The colours, accuracy of the models, worlds and special effects all look magnificent, really honouring the original work presented in the manga and anime, arguably surpassing it. It’s truly a sight to behold to see multiple characters launch their super moves in different directions as they fill the screen with crazy energy beams and explosions. To put it simply this is a beautiful looking game even on a base PS4 system and a normal HD TV. It also runs perfectly, with all fights happening at 60 FPS whilst never dropping a frame, no matter what crazy action is happening on screen.
Honestly my only quarrel with the visuals is some minor cases of clipping in character models depending on their positioning and that sometimes characters hands and fingers look way too big. The game also seems to have a purposefully low frame rate (seemingly in an attempt to look more like the anime) for the story mode and special attacks which can be a little jarring at first, especially when characters walk.
The audio here matches the visual in terms of quality. The quality of the sound effects, music and voice tracks is top notch. In fights, each hit feels impactful with sound effects ripped right from the show to complete the Dragon Ball experience.
There are two voice options here, one featuring the original Japanese voice actors (which is surprisingly the default choice in the international release) and the other being the Funimation English dub. After watching Super in Japanese I can tell the Japanese actors all do their best work here. Over on the English side I feel the voice actors knew this was a special game and thus really aimed to give a special effort in their performances. There are a few awkwardly delivered lines here and there to go along with a few awkwardly written lines, however 99% of the dialogue and acting is of a high level.

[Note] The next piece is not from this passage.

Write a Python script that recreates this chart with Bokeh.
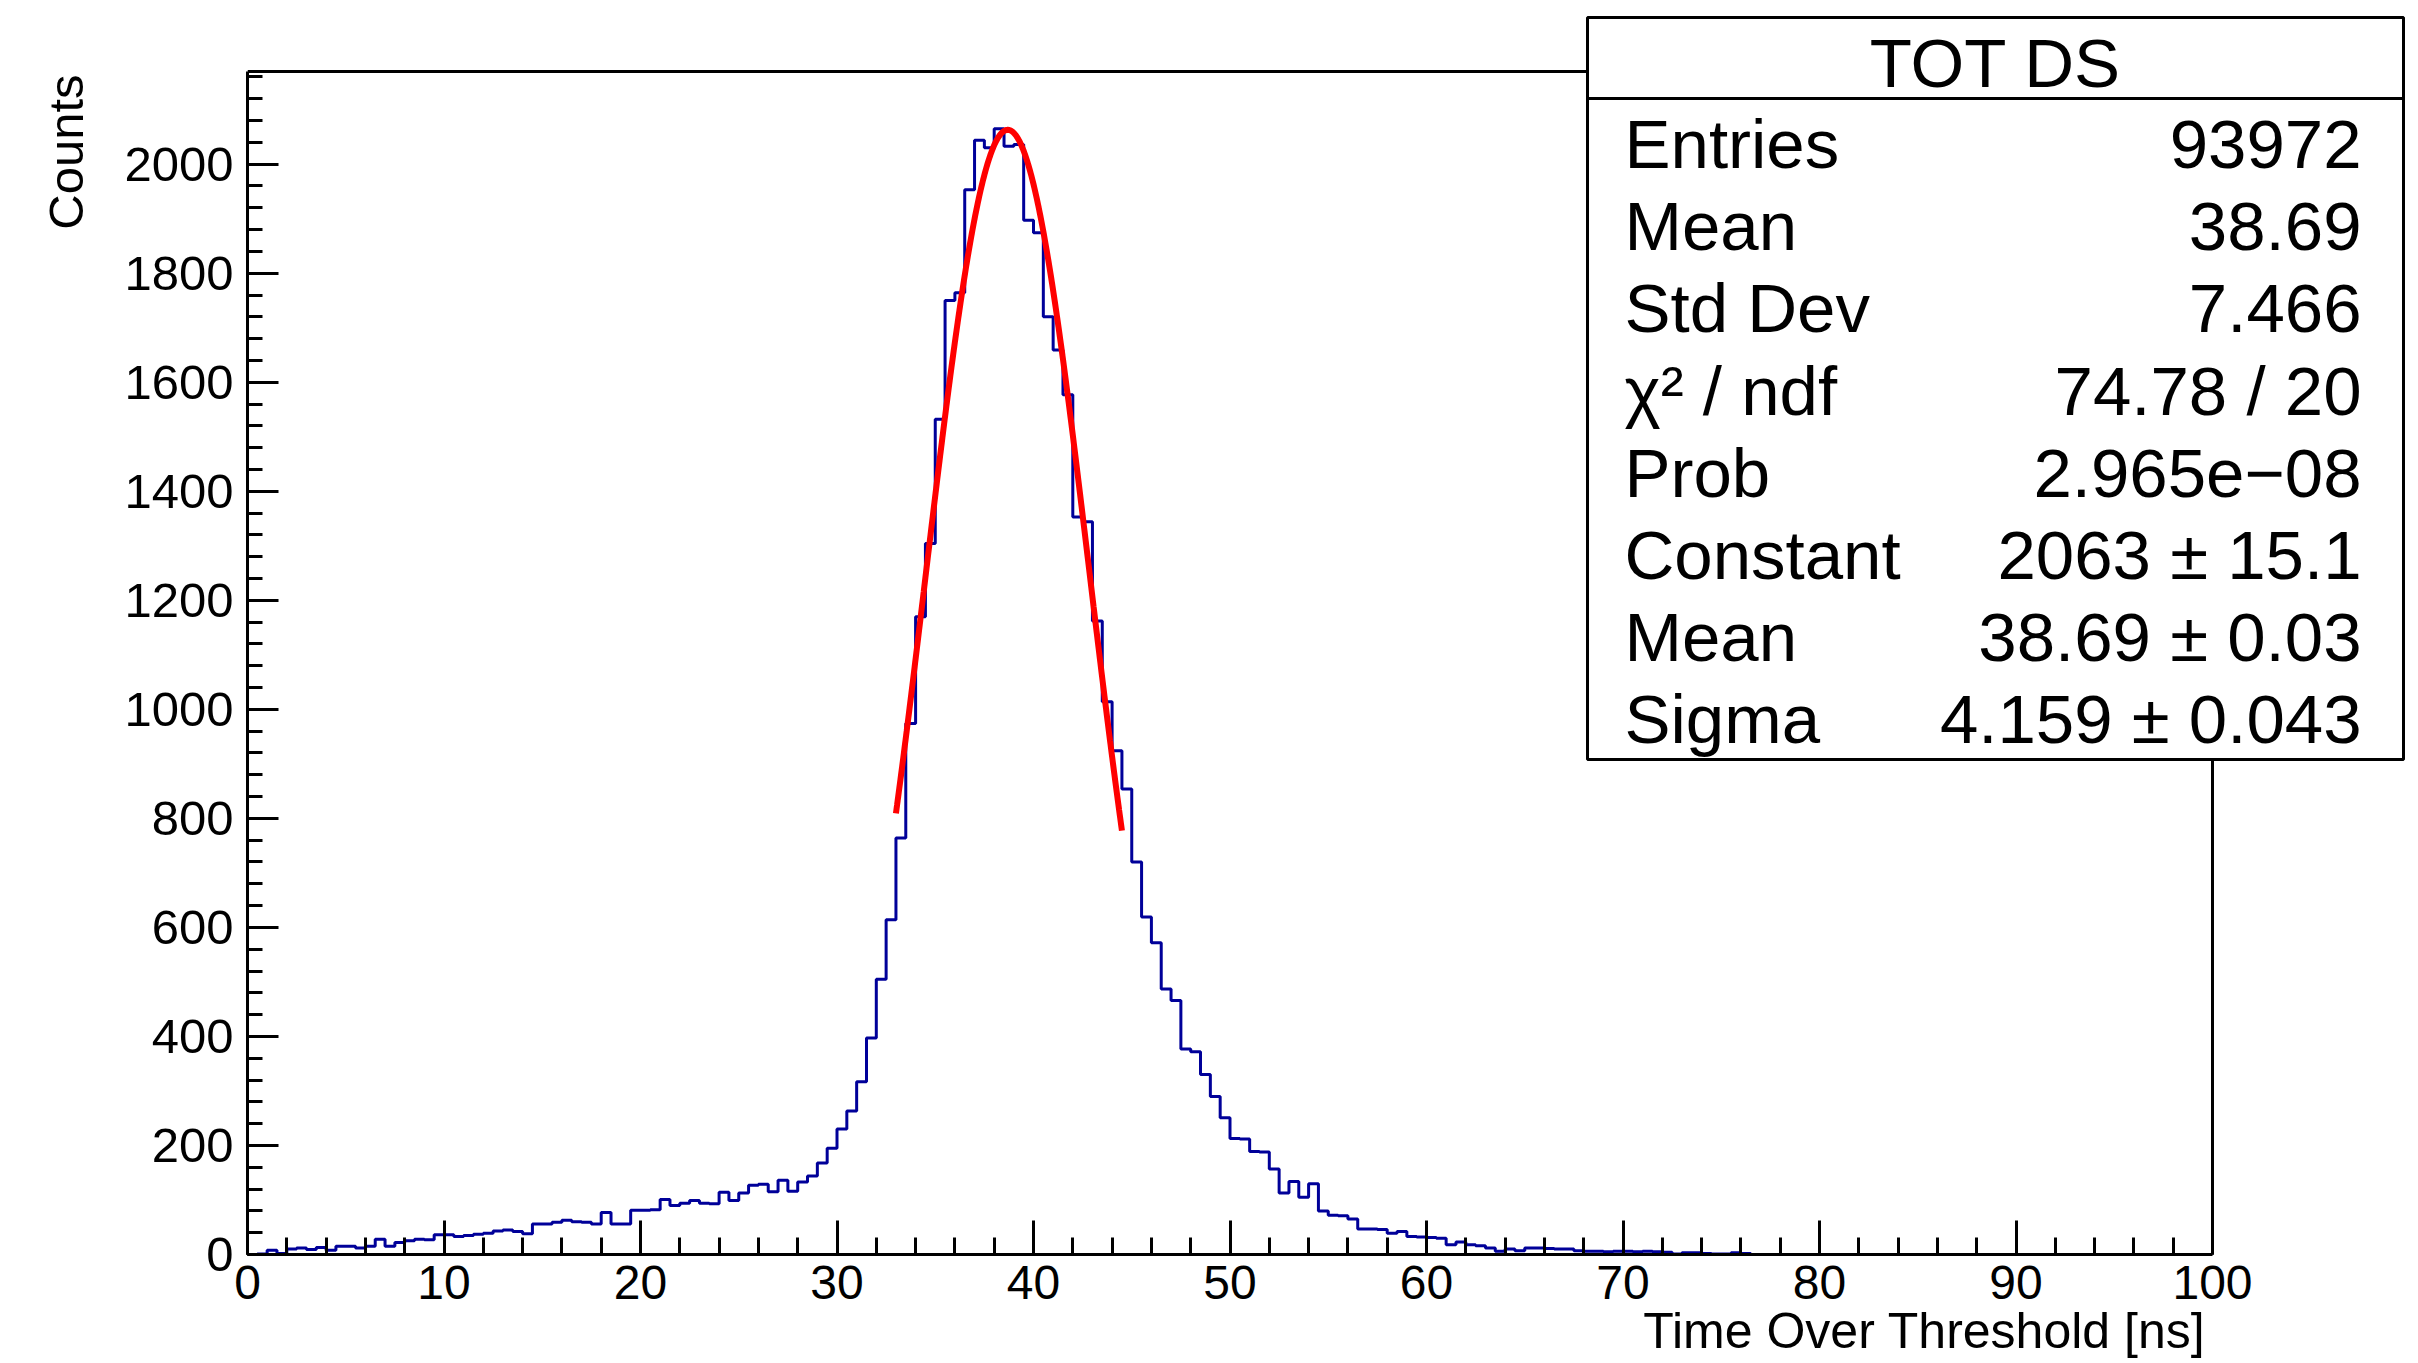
import numpy as np
from bokeh.plotting import figure
from bokeh.models import Range1d, SingleIntervalTicker, Title
from bokeh.embed import file_html
from bokeh.resources import INLINE
from bokeh.core.properties import value

# ---------------- data ----------------
bin_width = 0.5
x_lo, x_hi = 0.0, 100.0
y_top = 2170

bin_counts = [
    0, 1, 8, 2, 10, 12, 9, 13, 8, 15,
    15, 12, 15, 28, 15, 22, 25, 28, 27, 36,
    36, 33, 35, 37, 39, 43, 45, 42, 38, 56,
    56, 59, 63, 60, 59, 56, 77, 56, 56, 81,
    81, 82, 101, 90, 94, 99, 94, 93, 114, 99,
    113, 127, 129, 115, 136, 116, 133, 144, 168, 195,
    230, 263, 317, 397, 505, 614, 764, 974, 1170, 1304,
    1532, 1750, 1764, 1953, 2044, 2030, 2065, 2033, 2036, 1897,
    1874, 1720, 1659, 1577, 1353, 1344, 1162, 1014, 924, 854,
    720, 619, 572, 487, 466, 377, 372, 330, 290, 251,
    213, 212, 189, 188, 157, 113, 134, 105, 130, 80,
    72, 71, 65, 47, 47, 46, 39, 42, 33, 32,
    31, 30, 18, 23, 18, 16, 12, 6, 10, 7,
    12, 12, 11, 10, 10, 7, 6, 6, 5, 6,
    6, 5, 6, 5, 4, 1, 3, 3, 2, 1,
    1, 3, 2, 0, 0, 0, 0, 0, 0, 0,
    0, 0, 0, 0, 0, 0, 0, 0, 0, 0,
    0, 0, 0, 0, 0, 0, 0, 0, 0, 0,
    0, 0, 0, 0, 0, 0, 0, 0, 0, 0,
    0, 0, 0, 0, 0, 0, 0, 0, 0, 0,
]

fit_constant = 2063.0
fit_mean = 38.69
fit_sigma = 4.159
fit_x_from = 33.0
fit_x_to = 44.5

stats_title = "TOT DS"
stats_names = ["Entries", "Mean", "Std Dev", "\u03c7\u00b2 / ndf", "Prob",
               "Constant", "Mean", "Sigma"]
stats_values = ["93972", "38.69", "7.466", "74.78 / 20", "2.965e\u221208",
                "2063 \u00b1 15.1", "38.69 \u00b1 0.03", "4.159 \u00b1 0.043"]

x_title = "Time Over Threshold [ns]"
y_title = "Counts"

# ---------------- layout (reference pixel positions) ----------------
W, H = 2418, 1363
REF_X0, REF_X100 = 247, 2212   # x = 0 and x = 100
REF_Y0, REF_YTOP = 1254, 71    # y = 0 and y = y_top

sx = (REF_X100 - REF_X0) / (x_hi - x_lo)
sy = (REF_Y0 - REF_YTOP) / y_top


def dx(ref_px):
    return x_lo + (ref_px - REF_X0) / sx


def dy(ref_py):
    return (REF_Y0 - ref_py) / sy


x_end = dx(W)
y_end = dy(0)

FONT = "Liberation Sans"

p = figure(width=W, height=H, title=None,
           x_range=Range1d(x_lo, x_end), y_range=Range1d(0, y_end),
           output_backend="svg", toolbar_location=None,
           min_border_left=REF_X0, min_border_right=0,
           min_border_top=0, min_border_bottom=H - REF_Y0)
p.outline_line_color = None
p.grid.visible = False
p.background_fill_color = "white"
p.border_fill_color = "white"

# axes
p.xaxis.ticker = SingleIntervalTicker(interval=10, num_minor_ticks=5)
p.yaxis.ticker = SingleIntervalTicker(interval=200, num_minor_ticks=5)
p.xaxis.bounds = (x_lo, x_hi)
p.yaxis.bounds = (0, y_top)
for ax in (p.xaxis[0], p.yaxis[0]):
    ax.axis_line_width = 3
    ax.axis_line_color = "black"
    ax.major_tick_line_width = 3
    ax.minor_tick_line_width = 3
    ax.major_tick_line_color = "black"
    ax.minor_tick_line_color = "black"
    ax.major_tick_out = 0
    ax.minor_tick_out = 0
    ax.major_label_text_font = FONT
    ax.major_label_text_color = "black"
p.xaxis.major_label_text_font_size = "48px"
p.yaxis.major_label_text_font_size = "49px"
p.xaxis.major_tick_in = 34
p.xaxis.minor_tick_in = 17
p.yaxis.major_tick_in = 31
p.yaxis.minor_tick_in = 15
p.xaxis.major_label_standoff = 11
p.yaxis.major_label_standoff = 14

# histogram
counts = np.array(bin_counts, dtype=float)
edges = x_lo + bin_width * np.arange(len(counts) + 1)
p.step(edges, np.append(counts, counts[-1]), mode="after",
       line_color="#000099", line_width=3)

# gaussian fit curve from the fitted parameters
xf = np.linspace(fit_x_from, fit_x_to, 400)
yf = fit_constant * np.exp(-0.5 * ((xf - fit_mean) / fit_sigma) ** 2)
p.line(xf, yf, line_color="#ff0000", line_width=6)

# top and right frame of the pad
p.line([x_lo, x_hi, x_hi], [y_top, y_top, 0], line_color="black", line_width=3)

# statistics box
bl, br, bt, bb, bsep = 1587, 2403, 17, 759, 98
p.quad(left=[dx(bl)], right=[dx(br)], top=[dy(bt)], bottom=[dy(bb)],
       fill_color="white", line_color="black", line_width=3)
p.segment(x0=[dx(bl)], x1=[dx(br)], y0=[dy(bsep)], y1=[dy(bsep)],
          line_color="black", line_width=3)
p.text(x=[dx((bl + br) / 2)], y=[dy(63)], text=[stats_title],
       text_align="center", text_baseline="middle",
       text_font=value(FONT), text_font_size="69px", text_color="black")
rows = [dy(144 + 82.2 * i) for i in range(len(stats_names))]
p.text(x=[dx(1624)] * len(rows), y=rows, text=stats_names,
       text_align="left", text_baseline="middle",
       text_font=value(FONT), text_font_size="69px", text_color="black")
p.text(x=[dx(2361)] * len(rows), y=rows, text=stats_values,
       text_align="right", text_baseline="middle",
       text_font=value(FONT), text_font_size="69px", text_color="black")

# axis titles (ROOT style: aligned to the axis ends)
p.add_layout(Title(text=x_title, align="right", offset=W - 2205,
                   vertical_align="top", standoff=2,
                   text_font=FONT, text_font_size="50px",
                   text_font_style="normal", text_color="black"), "below")
p.add_layout(Title(text=y_title, align="right", offset=74,
                   vertical_align="bottom", standoff=58,
                   text_font=FONT, text_font_size="49px",
                   text_font_style="normal", text_color="black"), "left")

open("out.html", "w").write(file_html(p, INLINE))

Lastly for sound, the music definitely deserves a special mention. FighterZ features a great number of tracks including unique themes for every character and stage, as well as specially crafted story tracks that feel like they could have come right out of Dragon Ball Super or Kai. A mix of rock, drum and bass, techno and even jazz make up the soundtrack, with most songs having memorable melodies and fitting in with that character or stage (shoutout to the West City and Gotenks themes for being two of my favourites). The option to choose any song to fight to is a welcome one, especially with this excellent playlist.
Dragon Ball FighterZ is a huge success from Arc System Works and any Dragon Ball or fighting game fan should be thrilled that Bandai Namco partnered with them for this project. FighterZ features amazingly smooth, fast and frantic gameplay with an incredibly realised cast of characters. The presentation is technically brilliant while remaining faithful to the original series and there are a wealth of modes to enjoy it in. While I can make some minor complaints over the story, trivial loot and lack of stages, these issues don’t come close to bringing down what a revolution Dragon Ball FighterZ is for the franchise. If you’ve ever hoped to see Dragon Ball successfully realised as a modern, traditional fighting game then I would say your wish has been granted.